In 50 anni è cresciuto esponenzialmente il numero degli astenuti al voto
Chiuse le urne e assodata la vittoria di Giorgia Meloni e del Centro destra, è possibile dare uno sguardo ai risultati a livello nazionale.
I dati indicano che la coalizione di centrodestra ha ottenuto il 44 per cento di voti, 7 punti percentuale in più rispetto al 2018.
Fratelli d’Italia si è imposto come primo partito del Paese con oltre 26 per cento, mentre Lega e Forza Italia sono rispettivamente al 9 e all’8 per cento.
La coalizione di centrosinistra ha chiuso al 26 per cento dei voti.
Il Partito democratico ha raccolto il 19 per cento dei voti, un dato poco al di sopra del 18,7 per cento delle elezioni del 2018, e il peggiore della sua storia.
Fra gli altri componenti della coalizione, Sinistra Italiana e i Verdi hanno superato la soglia di sbarramento del 3 per cento raggiungendo il 3,63, mentre il partito di Emma Bonino +Europa è fermo al 2,83.
Per quanto riguarda il Movimento 5 Stelle raggiunge il 15,4 per cento dei consensi.
Non coalizzati e sotto la soglia di sbarramento Italexit, Unione popolare con De Magistris e Italia sovrana e popolare, rimasti al di sotto del 2%.
Nel giro di cinque anni sono dunque mutate in maniera molto rapida le scelte dell’elettorato.
«Nel 2018 Fratelli d’Italia – scrive Stefano De Martis su Agensir – aveva il 4,3% dei suffragi, la Lega il 17,4 (e nelle europee del 2019 era arrivata al 34,3%), Forza Italia il 14%, il M5S il 32,7%. Azione non esisteva, stabile invece il Pd che aveva il 18,7».
C’è però un dato messo da parte troppo frettolosamente dagli analisti: un terzo degli aventi diritto non si è recato alle urne.
È andato a votare il 63,91% degli aventi diritto. In altre parole più di un elettore su tre non ha votato.
«Se si calcolassero le percentuali sull’intero corpo elettorale – ricorda ancora De Martis – il partito di gran lunga più votato (FdI) sarebbe intorno al 14% e il secondo (il Pd) al 10%. La coalizione vincente, che pure ha il diritto di governare perché siamo in una democrazia rappresentativa, ha ricevuto i consensi di meno di un quarto dei potenziali elettori. E di questo non si può non tenere conto».

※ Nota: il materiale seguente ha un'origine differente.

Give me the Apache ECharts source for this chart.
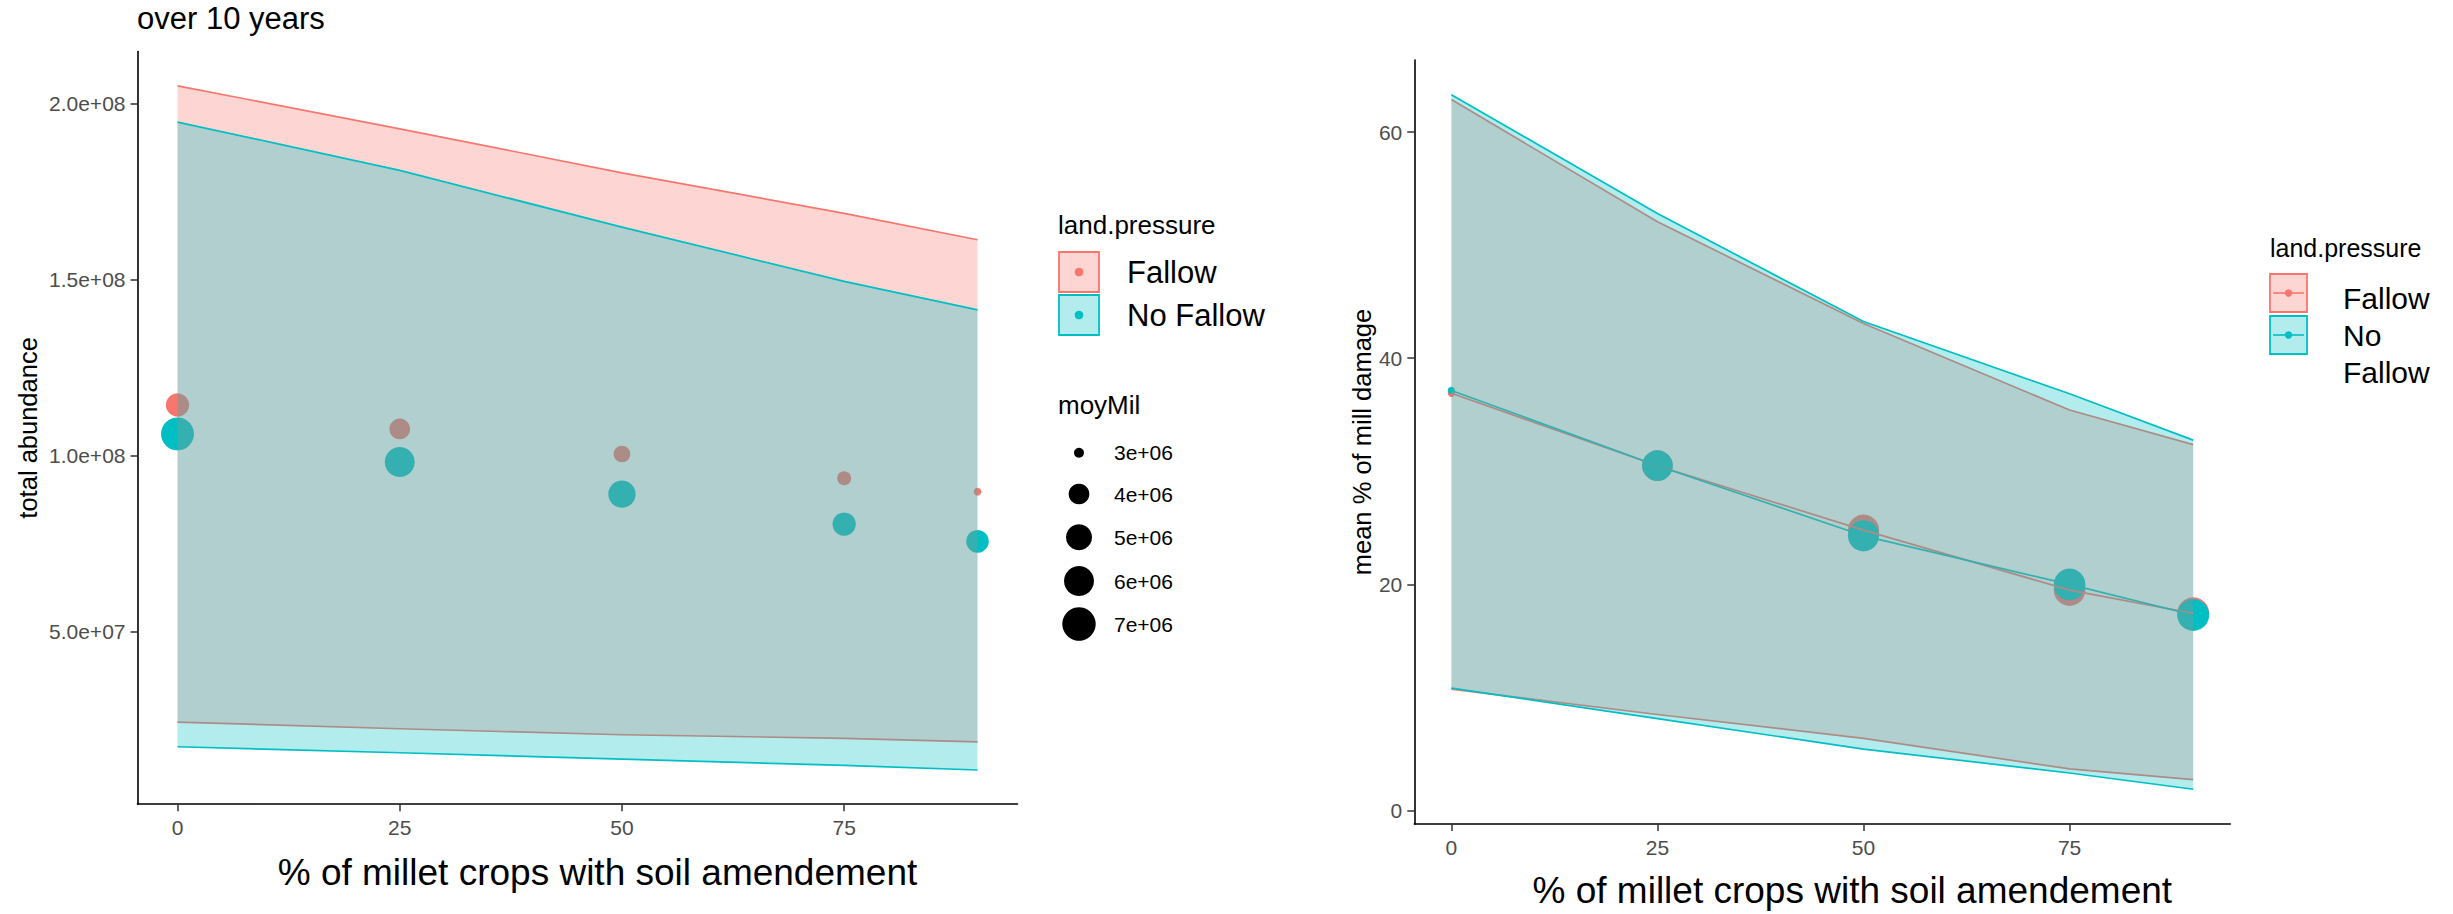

Una disaffezione alle urne.
Una disaffezione alle urne che nel 1972 registrava il 6,81 per cento, oggi è del 36,09 per cento: una crescita esponenziale in mezzo secolo. Dati che indicano una sorta di divorzio tra gli italiani e la politica, quest’ultima evidentemente incapace di cogliere le esigenze della gente.
C’è però un elemento in più: lo segnala Nando Pagnoncelli, ricercatore sociale e presidente dell’Istituto Ipsos, sulle pagine di «Avvenire».

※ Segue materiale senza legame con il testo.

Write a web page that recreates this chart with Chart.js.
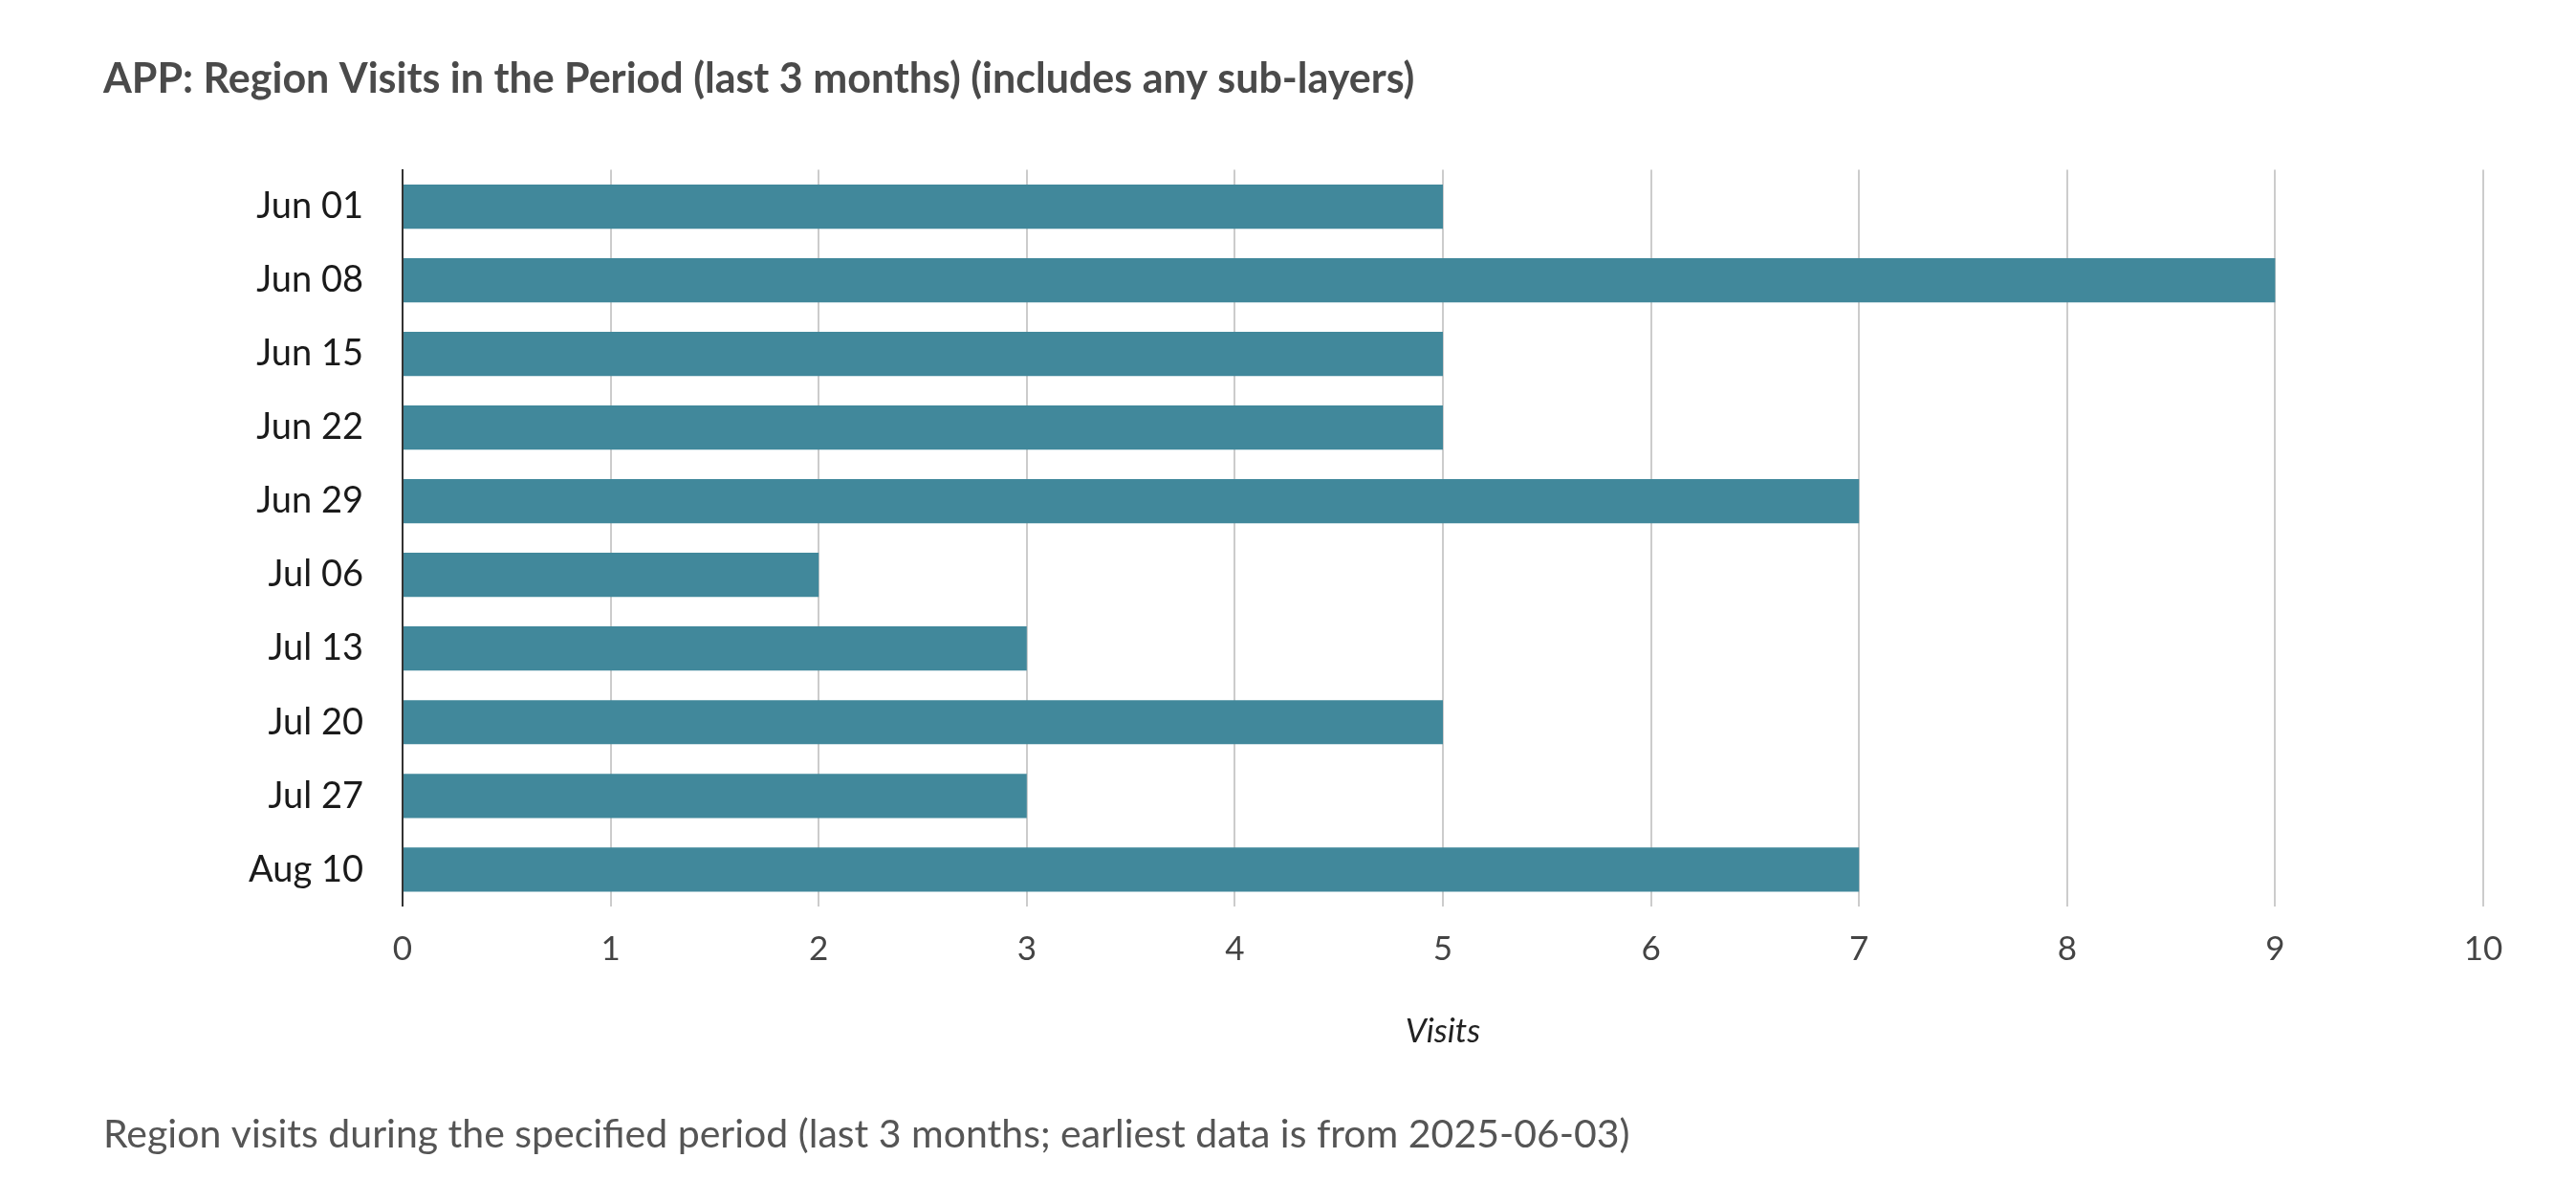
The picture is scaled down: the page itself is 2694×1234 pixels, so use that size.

«La lettera della Cei e i messaggi del Papa – ha dichiarato Pagnoncelli – hanno inquadrato perfettamente il problema: il rapporto con la politica è figlio dello scisma tra “io” e “noi”, della crescente asimmetria, largamente diffusa, tra diritti e doveri. Non crediamo più in qualcosa né in qualcuno che trascenda l’immediato bisogno personale e alla politica chiediamo di rispondere a quel bisogno».
Una disaffezione alle urne.
«Fatalmente, la politica non ce la fa e di volta in volta genera ondate di scontenti che travolgono la maggioranza in carica».
«Si tratta – prosegue ancora Pagnoncelli – di un atteggiamento, che non riguarda solo i cittadini ma anche le realtà associative, come i corpi intermedi, che spesso hanno ormai un rapporto strumentale con la politica».
«Questo dipende da una asimmetria tra la dimensione individuale e quella collettiva, che falsa la valutazione della politica: se ci interessasse il bene comune, i nostri parametri valutativi non sarebbero curvati sul bilancio tra ciò che mi aspettavo dalla politica e quello che è migliorato nella mia vita».
«La politica – ha concluso Pagnoncelli – non riesce a soddisfare tutti i bisogni personali e ci rifugiamo nella dimensione individuale, ritrovandoci perennemente insoddisfatti».